The State of California remains hostile to binding arbitration clauses of all kinds, and has now issued a decision finding arbitration clauses in the bylaws of corporations to be unenforceable. The bylaws, requiring members of the corporation to settle disputes through an arbitration process many feel will always be skewed in favor of the company, are increasingly common. Delaware and Maryland have also recently issued similar decisions.
The case involves a California-based country club incorporated under the name Ironwood, which was sued by former and current members when it failed to repay loans made by members for the purchase of property as part of a plan to expand the club.
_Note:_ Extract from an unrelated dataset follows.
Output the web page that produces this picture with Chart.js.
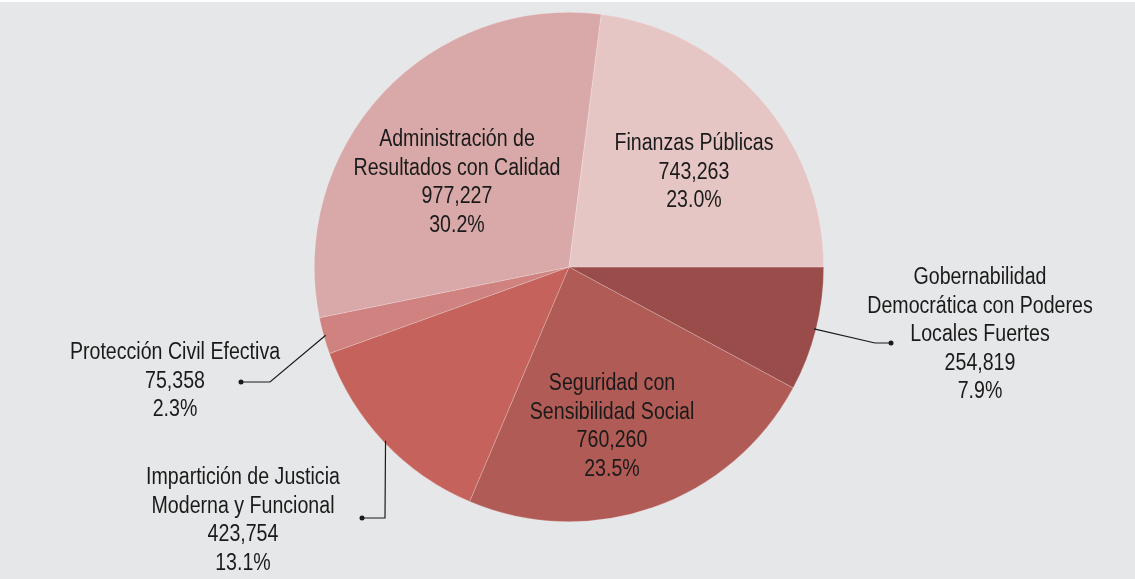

The board of directors of the club subsequently adopted bylaws without dissent that required disputes to be settled via binding arbitration, and filed a motion to compel the suing members into arbitration as a result. This was denied by the court, but upon appeal was upheld. The Appellate court found that because the litigants had agreed to allow changes to the bylaws when they became members of the corporation, such actions were permissible.
However, upon further appeal, the decision was reversed again. It is not clear how wide-reaching the effects of these decisions will be, and the interpretation of the contract language in these cases is very narrow; had details been different it is entirely possible the courts would have ruled otherwise. However, it is in line with prior decisions in the California court system, which remains hostile to arbitration in the wake of the Supreme Court decision on them several years ago.